Make an exact copy of the data below, leaving out every picture.

· · · · ·

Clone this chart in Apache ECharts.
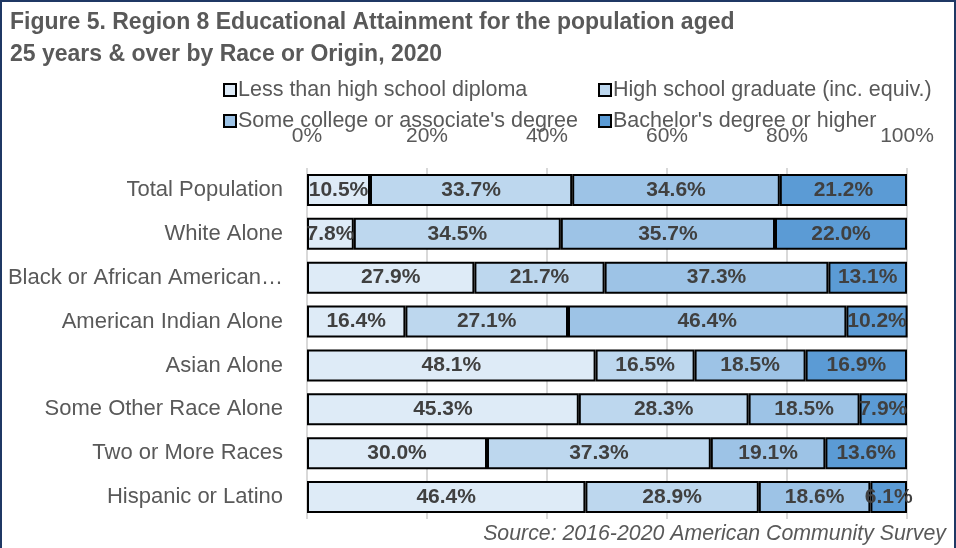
<!DOCTYPE html>
<html>
<head>
<meta charset="utf-8">
<script src="https://cdn.jsdelivr.net/npm/echarts@6/dist/echarts.min.js"></script>
<style>
html,body{margin:0;padding:0;background:#fff;}
#wrap{position:relative;width:956px;height:548px;overflow:hidden;}
#chart{position:absolute;left:0;top:0;width:956px;height:548px;}
#frame{position:absolute;left:0;top:0;width:956px;height:560px;box-sizing:border-box;border:2px solid #1F3864;pointer-events:none;}
</style>
</head>
<body>
<div id="wrap"><div id="chart"></div><div id="frame"></div></div>
<script>
const categories = ["Total Population","White Alone","Black or African American…","American Indian Alone","Asian Alone","Some Other Race Alone","Two or More Races","Hispanic or Latino"];
const seriesNames = ["Less than high school diploma","High school graduate (inc. equiv.)","Some college or associate's degree","Bachelor's degree or higher"];
const lessThanHS = [10.5, 7.8, 27.9, 16.4, 48.1, 45.3, 30.0, 46.4];
const hsGrad     = [33.7, 34.5, 21.7, 27.1, 16.5, 28.3, 37.3, 28.9];
const someCollege= [34.6, 35.7, 37.3, 46.4, 18.5, 18.5, 19.1, 18.6];
const bachelors  = [21.2, 22.0, 13.1, 10.2, 16.9, 7.9, 13.6, 6.1];
const tickValues = [0, 20, 40, 60, 80, 100];
const colors = ["#DEEBF7","#BDD7EE","#9DC3E6","#5B9BD5"];

const FONT = "Liberation Sans, Arial, sans-serif";
const values = [lessThanHS, hsGrad, someCollege, bachelors];

const chart = echarts.init(document.getElementById('chart'), null, {renderer:'canvas'});
const series = values.map((vals, i) => ({
  name: seriesNames[i],
  type: 'bar',
  stack: 'total',
  barCategoryGap: '27%',
  data: vals,
  itemStyle: { color: colors[i], borderColor: '#000', borderWidth: 2 },
  label: {
    show: true, position: 'inside',
    formatter: p => p.value.toFixed(1) + '%',
    fontFamily: FONT, fontWeight: 'bold', fontSize: 21, color: '#404040'
  },
  emphasis: { disabled: true }
}));

const legendText = { fontFamily: FONT, fontSize: 21.5, color: '#595959', padding: [0,0,0,-3] };

chart.setOption({
  animation: false,
  backgroundColor: '#fff',
  title: {
    text: 'Figure 5. Region 8 Educational Attainment for the population aged\n25 years & over by Race or Origin, 2020',
    left: 5, top: 2,
    textStyle: { fontFamily: FONT, fontWeight: 'bold', fontSize: 23, color: '#595959', lineHeight: 32 }
  },
  legend: [
    { data: [seriesNames[0], seriesNames[2]], orient: 'vertical', left: 218, top: 74, itemGap: 9,
      itemWidth: 12, itemHeight: 12, icon: 'rect', textStyle: legendText },
    { data: [seriesNames[1], seriesNames[3]], orient: 'vertical', left: 593, top: 74, itemGap: 9,
      itemWidth: 12, itemHeight: 12, icon: 'rect', textStyle: legendText }
  ],
  grid: { left: 307, right: 49, top: 168, bottom: 29, containLabel: false },
  xAxis: {
    type: 'value', position: 'top', min: 0, max: 100, interval: 20,
    axisLine: { show: false }, axisTick: { show: false },
    splitLine: { show: true, lineStyle: { color: '#D9D9D9', width: 2 } },
    axisLabel: { formatter: v => tickValues.includes(v) ? v + '%' : '', fontFamily: FONT, fontSize: 21, color: '#595959', margin: 21 }
  },
  yAxis: {
    type: 'category', data: categories, inverse: true,
    axisLine: { show: false }, axisTick: { show: false },
    axisLabel: { fontFamily: FONT, fontSize: 22, color: '#595959', margin: 24 }
  },
  graphic: [{
    type: 'text', right: 10, top: 524,
    style: { text: 'Source: 2016-2020 American Community Survey', fontFamily: FONT, fontStyle: 'italic', fontSize: 21.3, fill: '#595959' }
  }],
  series: series
});
</script>
</body>
</html>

· · · · ·

▸ Exercise solution:
Clone this chart in Apache ECharts.
<!DOCTYPE html>
<html>
<head>
<meta charset="utf-8">
<script src="https://cdn.jsdelivr.net/npm/echarts@6/dist/echarts.min.js"></script>
<style>
html,body{margin:0;padding:0;background:#fff;}
#wrap{position:relative;width:956px;height:548px;overflow:hidden;}
#chart{position:absolute;left:0;top:0;width:956px;height:548px;}
#frame{position:absolute;left:0;top:0;width:956px;height:560px;box-sizing:border-box;border:2px solid #1F3864;pointer-events:none;}
</style>
</head>
<body>
<div id="wrap"><div id="chart"></div><div id="frame"></div></div>
<script>
const categories = ["Total Population","White Alone","Black or African American…","American Indian Alone","Asian Alone","Some Other Race Alone","Two or More Races","Hispanic or Latino"];
const seriesNames = ["Less than high school diploma","High school graduate (inc. equiv.)","Some college or associate's degree","Bachelor's degree or higher"];
const lessThanHS = [10.5, 7.8, 27.9, 16.4, 48.1, 45.3, 30.0, 46.4];
const hsGrad     = [33.7, 34.5, 21.7, 27.1, 16.5, 28.3, 37.3, 28.9];
const someCollege= [34.6, 35.7, 37.3, 46.4, 18.5, 18.5, 19.1, 18.6];
const bachelors  = [21.2, 22.0, 13.1, 10.2, 16.9, 7.9, 13.6, 6.1];
const tickValues = [0, 20, 40, 60, 80, 100];
const colors = ["#DEEBF7","#BDD7EE","#9DC3E6","#5B9BD5"];

const FONT = "Liberation Sans, Arial, sans-serif";
const values = [lessThanHS, hsGrad, someCollege, bachelors];

const chart = echarts.init(document.getElementById('chart'), null, {renderer:'canvas'});
const series = values.map((vals, i) => ({
  name: seriesNames[i],
  type: 'bar',
  stack: 'total',
  barCategoryGap: '27%',
  data: vals,
  itemStyle: { color: colors[i], borderColor: '#000', borderWidth: 2 },
  label: {
    show: true, position: 'inside',
    formatter: p => p.value.toFixed(1) + '%',
    fontFamily: FONT, fontWeight: 'bold', fontSize: 21, color: '#404040'
  },
  emphasis: { disabled: true }
}));

const legendText = { fontFamily: FONT, fontSize: 21.5, color: '#595959', padding: [0,0,0,-3] };

chart.setOption({
  animation: false,
  backgroundColor: '#fff',
  title: {
    text: 'Figure 5. Region 8 Educational Attainment for the population aged\n25 years & over by Race or Origin, 2020',
    left: 5, top: 2,
    textStyle: { fontFamily: FONT, fontWeight: 'bold', fontSize: 23, color: '#595959', lineHeight: 32 }
  },
  legend: [
    { data: [seriesNames[0], seriesNames[2]], orient: 'vertical', left: 218, top: 74, itemGap: 9,
      itemWidth: 12, itemHeight: 12, icon: 'rect', textStyle: legendText },
    { data: [seriesNames[1], seriesNames[3]], orient: 'vertical', left: 593, top: 74, itemGap: 9,
      itemWidth: 12, itemHeight: 12, icon: 'rect', textStyle: legendText }
  ],
  grid: { left: 307, right: 49, top: 168, bottom: 29, containLabel: false },
  xAxis: {
    type: 'value', position: 'top', min: 0, max: 100, interval: 20,
    axisLine: { show: false }, axisTick: { show: false },
    splitLine: { show: true, lineStyle: { color: '#D9D9D9', width: 2 } },
    axisLabel: { formatter: v => tickValues.includes(v) ? v + '%' : '', fontFamily: FONT, fontSize: 21, color: '#595959', margin: 21 }
  },
  yAxis: {
    type: 'category', data: categories, inverse: true,
    axisLine: { show: false }, axisTick: { show: false },
    axisLabel: { fontFamily: FONT, fontSize: 22, color: '#595959', margin: 24 }
  },
  graphic: [{
    type: 'text', right: 10, top: 524,
    style: { text: 'Source: 2016-2020 American Community Survey', fontFamily: FONT, fontStyle: 'italic', fontSize: 21.3, fill: '#595959' }
  }],
  series: series
});
</script>
</body>
</html>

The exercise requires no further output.